A growing chorus of experts is raising urgent concerns about the military application of artificial intelligence following Israel’s unprecedented use of autonomous targeting systems in recent conflicts. The debate has intensified as evidence emerges of AI-driven targeting with minimal human oversight in both Gaza and Iran.
Trita Parsi, executive vice president at the Quincy Institute for Responsible Statecraft, highlighted disturbing parallels between Israeli operations in Gaza and Tehran. “In both cases, it appears Israel is using AI without any human oversight,” Parsi stated on social media platform X. He cited the bombing of a Tehran park mistakenly identified as a police facility due to its name—’Police Park’—which AI systems apparently targeted based on keyword association rather than actual military function.
Technology journalist Jacob Ward has characterized Israel’s post-Gaza AI deployment as “lethal beta” testing, describing Gaza as the “prototype” and Iran as the “launch.” This approach represents what Ward calls “a live-fire, live-ordnance lab experiment on people” that has subsequently become “a big industry in Israel” with export potential worldwide.

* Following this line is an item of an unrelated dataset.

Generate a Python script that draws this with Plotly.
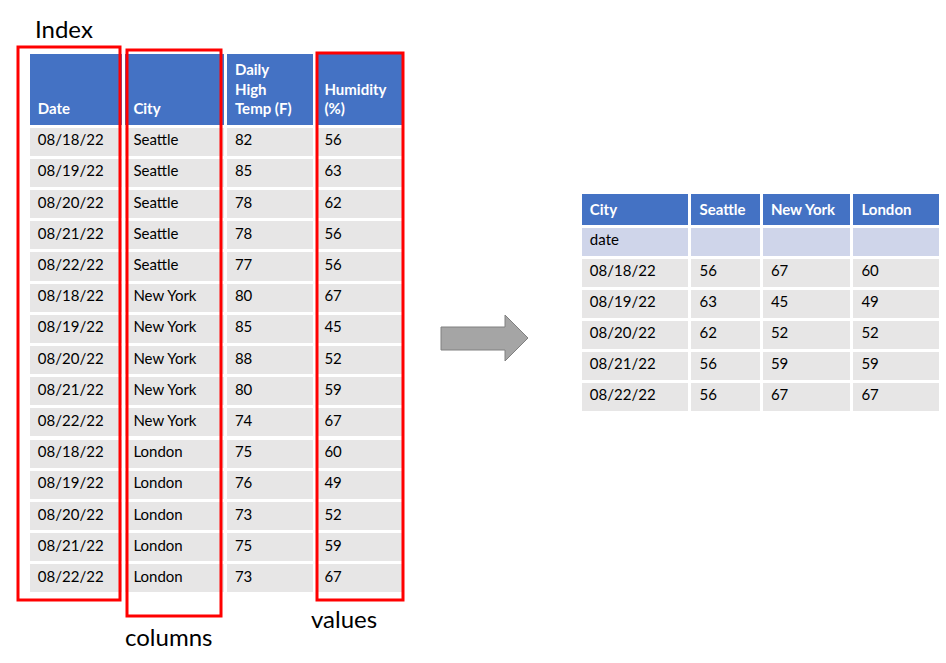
import pandas as pd
import plotly.graph_objects as go

W, H = 946, 663

# long-form data (left table)
dates = ["08/18/22", "08/19/22", "08/20/22", "08/21/22", "08/22/22",
         "08/18/22", "08/19/22", "08/20/22", "08/21/22", "08/22/22",
         "08/18/22", "08/19/22", "08/20/22", "08/21/22", "08/22/22"]
cities = ["Seattle", "Seattle", "Seattle", "Seattle", "Seattle",
          "New York", "New York", "New York", "New York", "New York",
          "London", "London", "London", "London", "London"]
high_temp = [82, 85, 78, 78, 77, 80, 85, 88, 80, 74, 75, 76, 73, 75, 73]
humidity = [56, 63, 62, 56, 56, 67, 45, 52, 59, 67, 60, 49, 52, 59, 67]

NB = "\u00a0"
left_headers = [f"{NB}<br>{NB}<br>Date", f"{NB}<br>{NB}<br>City",
                "Daily<br>High<br>Temp (F)", f"{NB}<br>Humidity<br>(%)"]
city_order = ["Seattle", "New York", "London"]

BLUE = "#4472C4"
GREY = "#E7E6E6"
PALE = "#CFD5EA"
RED = "#FF0000"
FONT = "Lato"
PAD = "\u2009"  # small extra left padding inside cells


def px(x):
    return x / W


def py(y):
    return 1 - y / H


def padded(col):
    return [f"{PAD}{v}" if v != "" else "" for v in col]


df = pd.DataFrame({"date": dates, "City": cities,
                   "temp": high_temp, "humidity": humidity})
wide = df.pivot(index="date", columns="City", values="humidity")[city_order]

# left table: the long data
left = go.Table(
    domain=dict(x=[px(28), px(404)], y=[py(600), py(52)]),
    columnwidth=[95, 101, 89, 89],
    header=dict(values=[f"<b>{h.replace('<br>', '<br>' + PAD)}</b>" for h in
                        [PAD + h for h in left_headers]],
                fill_color=BLUE, line=dict(color="white", width=3),
                align="left", height=74,
                font=dict(family=FONT, size=15, color="white")),
    cells=dict(values=[padded(dates), padded(cities), padded(high_temp), padded(humidity)],
               fill_color=GREY, line=dict(color="white", width=3),
               align="left", height=31.2,
               font=dict(family=FONT, size=15, color="black")),
)

# right table: the pivoted result
n = len(wide)
first_col = ["date"] + list(wide.index)
other_cols = [[""] + list(wide[c]) for c in city_order]
row_fill = [PALE] + [GREY] * n
right = go.Table(
    domain=dict(x=[px(580), px(940)], y=[py(416), py(192)]),
    columnwidth=[109, 71, 90, 88],
    header=dict(values=[f"<b>{PAD}{h}</b>" for h in ["City"] + city_order],
                fill_color=BLUE, line=dict(color="white", width=3),
                align="left", height=31,
                font=dict(family=FONT, size=15, color="white")),
    cells=dict(values=[padded(c) for c in [first_col] + other_cols],
               fill_color=[row_fill] * 4, line=dict(color="white", width=3),
               align="left", height=31,
               font=dict(family=FONT, size=15, color="black")),
)

fig = go.Figure(data=[left, right])

shapes = []
# red outline boxes: (x0, y0, x1, y1) in pixels
for x0, y0, x1, y1 in [(18, 47, 120, 600), (127, 50, 221, 616), (317, 53, 403, 600)]:
    shapes.append(dict(type="rect", xref="paper", yref="paper",
                       x0=px(x0), x1=px(x1), y0=py(y0), y1=py(y1),
                       line=dict(color=RED, width=3), fillcolor="rgba(0,0,0,0)"))

# grey block arrow
pts = [(441, 327), (505, 327), (505, 315), (528, 338), (505, 361), (505, 350), (441, 350)]
path = "M " + " L ".join(f"{px(x)},{py(y)}" for x, y in pts) + " Z"
shapes.append(dict(type="path", xref="paper", yref="paper", path=path,
                   fillcolor="#A5A5A5", line=dict(color="#808080", width=1)))

annotations = [
    dict(text="Index", x=px(33), y=py(29), xanchor="left", yanchor="middle"),
    dict(text="columns", x=px(123), y=py(636), xanchor="left", yanchor="middle"),
    dict(text="values", x=px(309), y=py(618), xanchor="left", yanchor="middle"),
]
for a in annotations:
    a.update(xref="paper", yref="paper", showarrow=False,
             font=dict(family=FONT, size=24, color="black"))

fig.update_layout(
    width=W, height=H, margin=dict(l=0, r=0, t=0, b=0),
    paper_bgcolor="white", plot_bgcolor="white",
    shapes=shapes, annotations=annotations, showlegend=False,
)

fig.write_html("out.html", config={"displayModeBar": False},
               post_script="document.body.style.margin='0';document.body.style.overflow='hidden';")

The controversy centers on systems like Habsora, an Israeli AI platform capable of automatically selecting airstrike targets at exponentially faster rates than traditional methods. According to intelligence sources, this technology has transformed military operations into what one insider described as a “mass assassination factory” prioritizing “quantity over quality” of targets.
Recent investigations reveal troubling operational protocols. Following the October 2023 Hamas-led attack, mid-ranking IDF officers received authorization to target any Hamas fighter regardless of rank, with initial civilian casualty limits of 20 per airstrike and 500 daily being quickly abandoned. Senior commanders occasionally approved strikes expected to kill over 100 civilians when targeting high-value objectives.
One particularly devastating AI-assisted strike on Jabalia refugee camp in October 2023, targeting a single Hamas commander with multiple 2,000-pound bombs, killed at least 126 people including 68 children while wounding 280 others. Hamas reported that seven hostages also perished in the attack.
The United States has similarly advanced its AI warfare capabilities, with the Washington Post reporting that Palantir’s Maven Smart System—incorporating Anthropic’s Claude AI language model—assisted US commanders in selecting 1,000 Iranian targets within the conflict’s first 24 hours.
Paul Scharre of the Center for a New American Security emphasized the critical need for human oversight: “AI gets it wrong… We need humans to check the output of generative AI when the stakes are life and death.”
The rapid militarization of AI has prompted international response. Academics and legal experts recently convened in Geneva for UN-sponsored talks on lethal autonomous weapons systems, examining risks posed by machines that can select and engage targets without meaningful human control. Craig Jones, a military targeting researcher at Newcastle University, warned that “the current failure to regulate AI warfare, or to pause its usage until there is some agreement on lawful usage, seems to suggest potential proliferation of AI warfare is imminent.”
Contrary to claims that AI reduces civilian harm, Jones stressed that “there is no evidence that AI lowers civilian deaths or wrongful targeting decisions—and it may be that the opposite is true.”
The technological infrastructure enabling these systems includes Project Nimbus, a $1.2 billion cloud-computing and AI contract between the Israeli government and tech giants Amazon Web Services and Google Cloud. The agreement specifically prohibits the companies from refusing service to Israeli military or intelligence agencies.
As autonomous weapons systems continue evolving without comprehensive international regulation, the ethical and practical implications of AI-driven warfare remain among the most pressing security concerns of the modern era.